In the middle of it all is Elena, who as communications coordinator is taking photos and trying to communicate with the people. All of a sudden someone calls, “Elli, you take the child!” She knelt down on the boat and reached down over the water to grab the child. “It hit me that if I drop this child, it will drown. I have never held a child like I held this child.”
A landlubber goes on board
Elena Kloppmann, 28, is a happy-go-lucky kind of person who grew up in a New Apostolic family. The fact that people fleeing their homeland die on the Mediterranean Sea is something she could not bear and thought that something just had to be done about it. When she heard that a former classmate hired on as a ship’s cook on one of the rescue boats that ply the Mediterranean to rescue refugees, she decided that this was something that was for her and she could do something concrete to help.
“It was the first time that I was ever on a sail-boat,” says Elena. “I spent the first night on deck hanging over the railing.” Not even 24 hours after the Nadir had left port—with Elena and her five colleagues—they came across the small wooden boat adrift in the sea.
“That boat had no business being on the Mediterranean. It was a nutshell,” Elena says, still stunned. The motor had broken down, there were no oars so that the migrant’s boat was disabled. Elena swallowed some tablets to beat the motion sickness, and it worked.
Doing something instead of studying the problems
After her interdisciplinary Bachelor’s degree in Humanities and doing her Master in Intercultural Communication and International Relations in Denmark, Elena did an internship at the United Nations in New York. “The whole time I was dealing with the problems of this world, but I felt like I was living a very privileged life.”
Through her home congregation in the southern Black Forest area in Germany, Elena had already come into contact with refugees. After talking with her host mother in New York, who had experience as a paramedic, it was clear to Elena: “I am heading to the Mediterranean.” She wrote to several independent search and rescue organisations and signed on with one of the groups that responded: Resqship.

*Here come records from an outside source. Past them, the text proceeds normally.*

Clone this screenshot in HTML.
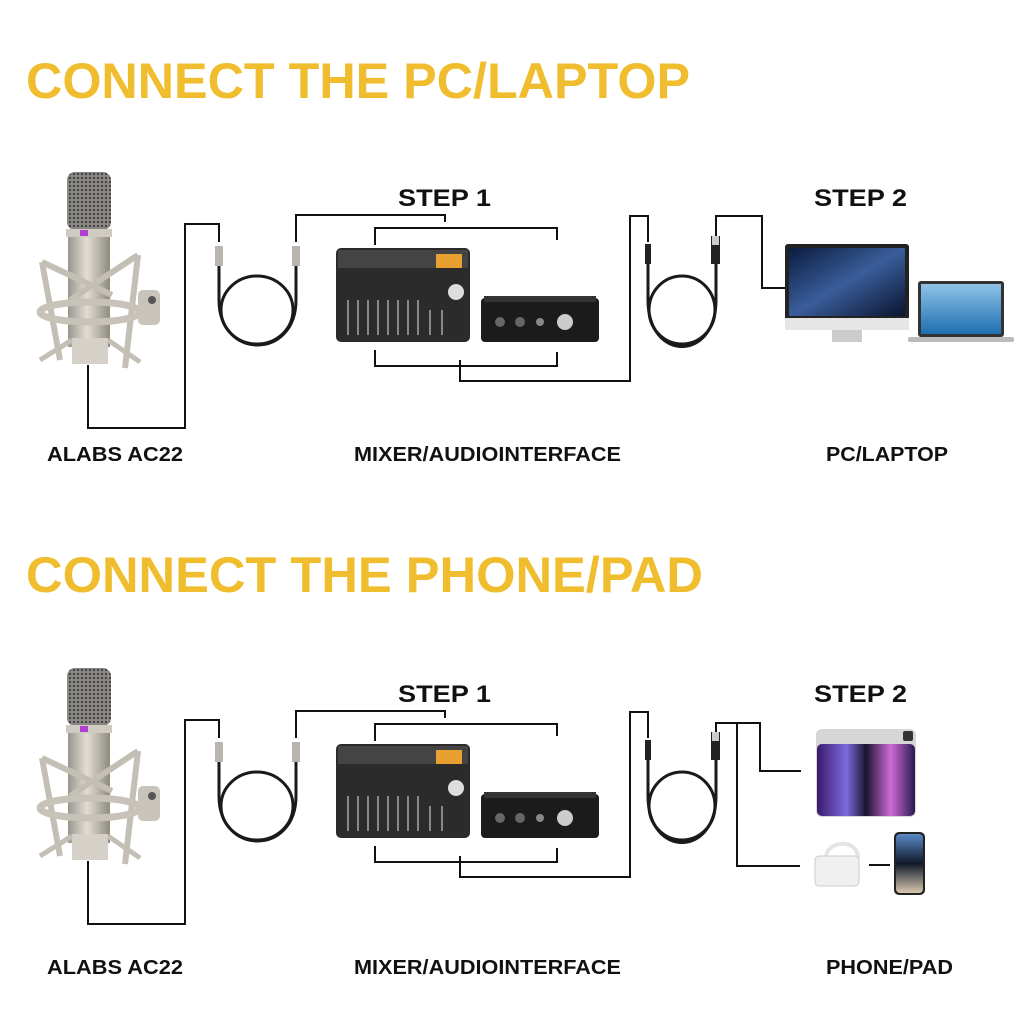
<!DOCTYPE html>
<html><head><meta charset="utf-8"><style>
body{margin:0;background:#fff;width:1024px;height:1024px;overflow:hidden;font-family:"Liberation Sans",Arial,sans-serif}
svg{position:absolute;left:0;top:0}
</style></head><body>
<svg width="1024" height="1024" viewBox="0 0 1024 1024" font-family="Liberation Sans, Arial, sans-serif">
<defs>
<linearGradient id="silver" x1="0" x2="1"><stop offset="0" stop-color="#9a958c"/><stop offset=".45" stop-color="#e2ded6"/><stop offset="1" stop-color="#8f8a80"/></linearGradient>
<pattern id="mesh" width="4" height="4" patternUnits="userSpaceOnUse"><rect width="4" height="4" fill="#8a8884"/><circle cx="2" cy="2" r="1.1" fill="#3c3b3a"/></pattern>
<linearGradient id="space" x1="0" y1="0" x2="1" y2="1"><stop offset="0" stop-color="#0b1c3e"/><stop offset=".5" stop-color="#3a5d9a"/><stop offset="1" stop-color="#0a1430"/></linearGradient>
<linearGradient id="sea" x1="0" y1="0" x2="0" y2="1"><stop offset="0" stop-color="#8fc3e8"/><stop offset="1" stop-color="#1d6fb0"/></linearGradient>
<linearGradient id="pad" x1="0" x2="1"><stop offset="0" stop-color="#3a1a6a"/><stop offset=".3" stop-color="#7e6ae0"/><stop offset=".5" stop-color="#1a1430"/><stop offset=".75" stop-color="#d06ad8"/><stop offset="1" stop-color="#2a1a50"/></linearGradient>
<linearGradient id="phone" x1="0" y1="0" x2="0" y2="1"><stop offset="0" stop-color="#5a8ac8"/><stop offset=".5" stop-color="#101828"/><stop offset="1" stop-color="#d8c8b0"/></linearGradient>
<g id="common">
  <rect x="67" y="172" width="44" height="58" rx="8" fill="url(#mesh)"/>
  <rect x="66" y="229" width="46" height="8" fill="#cfcac2"/>
  <rect x="80" y="230" width="8" height="6" fill="#b040d0"/>
  <rect x="68" y="237" width="42" height="110" fill="url(#silver)"/>
  <path d="M42 262 L60 360 M138 255 L125 368 M42 262 L112 295 M138 255 L70 300" stroke="#c4bfb5" stroke-width="6" fill="none"/>
  <ellipse cx="90" cy="312" rx="50" ry="10" fill="none" stroke="#c8c3b9" stroke-width="7"/>
  <rect x="138" y="290" width="22" height="35" rx="5" fill="#c9c4ba"/>
  <circle cx="152" cy="300" r="4" fill="#555"/>
  <rect x="72" y="338" width="36" height="26" fill="#d5d0c8"/>
  <path d="M40 360 L72 340 M140 362 L108 340" stroke="#c4bfb5" stroke-width="5"/>
  <g fill="none" stroke="#111" stroke-width="2">
    <path d="M88 365 V428 H185 V224 H219 V242"/>
    <path d="M296 242 V215 H445 V222"/>
    <path d="M375 245 V228 H557 V240"/>
    <path d="M375 350 V366 H557 V352"/>
    <path d="M460 360 V381 H630 V216 H648 V242"/>
  </g>
  <rect x="215" y="246" width="8" height="20" fill="#b8b4ae"/>
  <rect x="292" y="246" width="8" height="20" fill="#b8b4ae"/>
  <path d="M219 266 V300 C219 360 296 360 296 300 V266" fill="none" stroke="#1a1a1a" stroke-width="3"/>
  <ellipse cx="257" cy="310" rx="36" ry="34" fill="none" stroke="#1a1a1a" stroke-width="3"/>
  <rect x="336" y="248" width="134" height="94" rx="5" fill="#2b2b2b"/>
  <rect x="338" y="250" width="130" height="18" fill="#444"/>
  <rect x="436" y="254" width="26" height="14" fill="#e8a030"/>
  <circle cx="456" cy="292" r="8" fill="#ddd"/>
  <g stroke="#888" stroke-width="2"><path d="M348 300V335M358 300V335M368 300V335M378 300V335M388 300V335M398 300V335M408 300V335M418 300V335M430 310V335M442 310V335"/></g>
  <rect x="481" y="298" width="118" height="44" rx="4" fill="#1b1b1b"/>
  <rect x="484" y="296" width="112" height="6" fill="#333"/>
  <circle cx="565" cy="322" r="8" fill="#ccc"/>
  <circle cx="500" cy="322" r="5" fill="#666"/><circle cx="520" cy="322" r="5" fill="#666"/><circle cx="540" cy="322" r="4" fill="#888"/>
  <rect x="645" y="244" width="6" height="20" fill="#222"/>
  <rect x="711" y="236" width="9" height="28" fill="#222"/>
  <rect x="712" y="236" width="7" height="9" fill="#ccc"/>
  <path d="M648 264 V300 C648 362 716 362 716 300 V264" fill="none" stroke="#1a1a1a" stroke-width="3"/>
  <ellipse cx="682" cy="310" rx="33" ry="34" fill="none" stroke="#1a1a1a" stroke-width="3"/>
  <text x="398" y="206" font-size="24" font-weight="bold" fill="#111" textLength="93" lengthAdjust="spacingAndGlyphs">STEP 1</text>
  <text x="814" y="206" font-size="24" font-weight="bold" fill="#111" textLength="93" lengthAdjust="spacingAndGlyphs">STEP 2</text>
</g>
</defs>
<text x="26" y="98" font-size="50" font-weight="bold" fill="#f0bd2e" textLength="664" lengthAdjust="spacingAndGlyphs">CONNECT THE PC/LAPTOP</text>
<text x="26" y="592" font-size="50" font-weight="bold" fill="#f0bd2e" textLength="677" lengthAdjust="spacingAndGlyphs">CONNECT THE PHONE/PAD</text>
<use href="#common"/>
<use href="#common" transform="translate(0,496)"/>
<g font-size="20" font-weight="bold" fill="#111">
<text x="47" y="461" textLength="136" lengthAdjust="spacingAndGlyphs">ALABS AC22</text>
<text x="354" y="461" textLength="267" lengthAdjust="spacingAndGlyphs">MIXER/AUDIOINTERFACE</text>
<text x="826" y="461" textLength="122" lengthAdjust="spacingAndGlyphs">PC/LAPTOP</text>
<text x="47" y="974" textLength="136" lengthAdjust="spacingAndGlyphs">ALABS AC22</text>
<text x="354" y="974" textLength="267" lengthAdjust="spacingAndGlyphs">MIXER/AUDIOINTERFACE</text>
<text x="826" y="974" textLength="127" lengthAdjust="spacingAndGlyphs">PHONE/PAD</text>
</g>
<path d="M716 236 V216 H762 V288 H785" fill="none" stroke="#111" stroke-width="2"/>
<rect x="785" y="244" width="124" height="80" rx="3" fill="#222"/>
<rect x="789" y="248" width="116" height="68" fill="url(#space)"/>
<rect x="785" y="318" width="124" height="12" fill="#e6e6e6"/>
<rect x="832" y="330" width="30" height="12" fill="#ccc"/>
<rect x="918" y="281" width="86" height="56" rx="3" fill="#333"/>
<rect x="921" y="284" width="80" height="50" fill="url(#sea)"/>
<rect x="908" y="337" width="106" height="5" rx="2" fill="#bbb"/>
<g fill="none" stroke="#111" stroke-width="2">
<path d="M716 732 V723 H760 V771 H801"/>
<path d="M737 723 V866 H800"/>
<path d="M869 865 H890"/>
</g>
<rect x="816" y="729" width="100" height="88" rx="6" fill="#d6d6d6"/>
<rect x="817" y="744" width="98" height="72" rx="5" fill="url(#pad)"/>
<rect x="903" y="731" width="10" height="10" rx="2" fill="#333"/>
<path d="M826 858 C826 840 858 838 858 858" fill="none" stroke="#e4e4e4" stroke-width="4"/>
<rect x="815" y="856" width="44" height="30" rx="4" fill="#f0f0f0" stroke="#ccc"/>
<rect x="894" y="832" width="31" height="63" rx="5" fill="#222"/>
<rect x="896" y="834" width="27" height="59" rx="4" fill="url(#phone)"/>
</svg>
</body></html>
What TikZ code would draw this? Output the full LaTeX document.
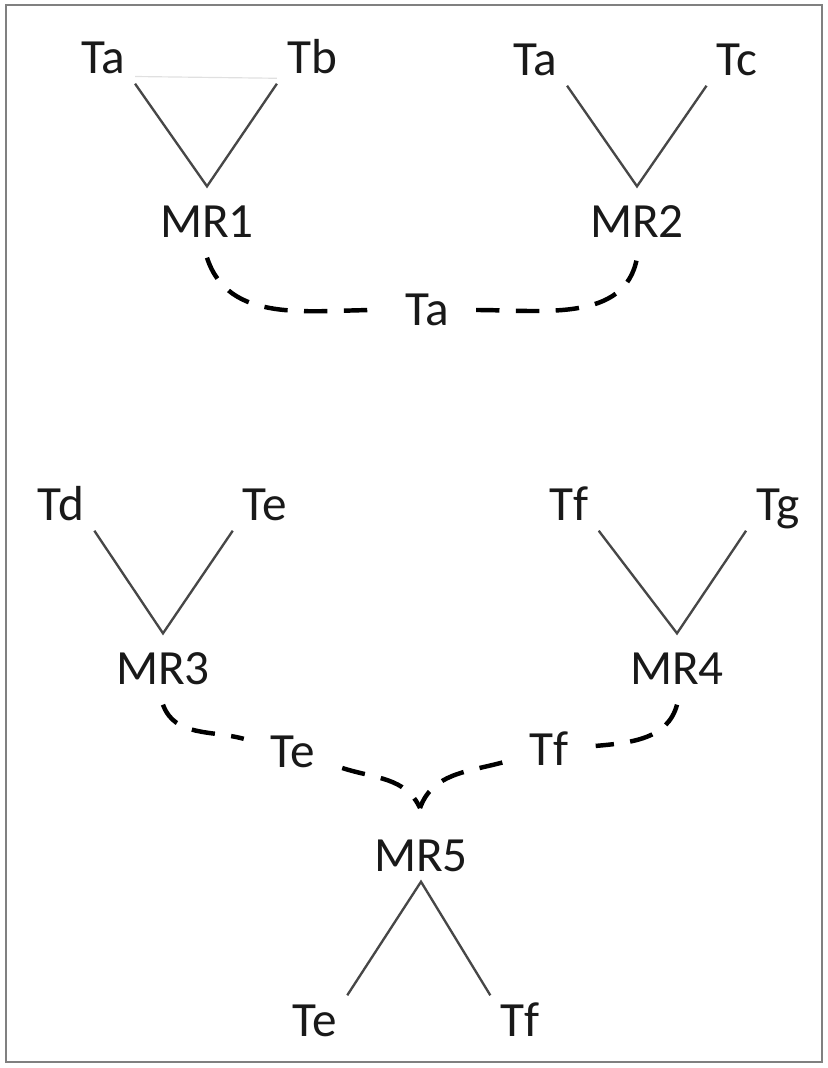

Rescuers work hand in hand
With sea rescue operations in the Mediterranean suspended by the governments, NGOs were established, Elena says. The rescuers monitor human rights violations on the Mediterranean—for example, when refugees are not rescued or are forcibly prevented from leaving the coast—and if people are in distress at sea.
They use social media to draw attention to the situation. This was Elena’s job as communications coordinator on the Nadir.
The ships of the NGOs have divided the Mediterranean into several sectors so that each ship has a fixed route, and they communicate with each other constantly. “Say we come across a boat with 200 refugees on board. This is something that we as a crew of six on a 19-metre sail-boat cannot possibly handle. That means we contact either the Italian or Maltese Coast Guard for help or other NGO boats.” Often the boat that is closest takes over the rescue.
Elena also earns her living by helping others. She works in marketing for an international children’s aid organisation. She was interviewed while she was in a refugee camp in Greece. For her, love of neighbour is not an empty word. “This is something I grew up with: that every person, regardless of their origin or background, has to be loved,” she says.
Life-changing experiences
Growing up with a father who was a Priest in the Church, Elena was involved in church activities from early childhood on. Later, in Freiburg, she became a youth leader. On the boat, her faith was a big support, and the songs she knew from the youth choir accompanied her. “My faith gives me the conviction that what I am doing is the right thing.”
On the other hand, Elena experienced things on board that made her ask why. In one of the boats there was a leaking fuel tank, causing some of the people’s skin to burn. “The alternative, going overboard, would have meant certain death. So it was better to stay put and bear it.”
You are not the same after a mission like that, Elena says. “You are confronted with extreme situations, with things that you don’t see on land.” The mission has taught her that you can function under such situations and help others. And then there were encounters that have brought about a fundamental change in her: encounters with rescuers and encounters with refugees. “They are super inspiring people”, she says, “which gives me incredible energy.”
And then there was the invasion of Ukraine last week. Elena cannot stand by and watch. On Friday evening after the war started, she and a friend from the sea rescue operation drove to the Ukrainian border with a delivery of emergency relief supplies. Right now she is helping to organise the private aid corridor from Germany.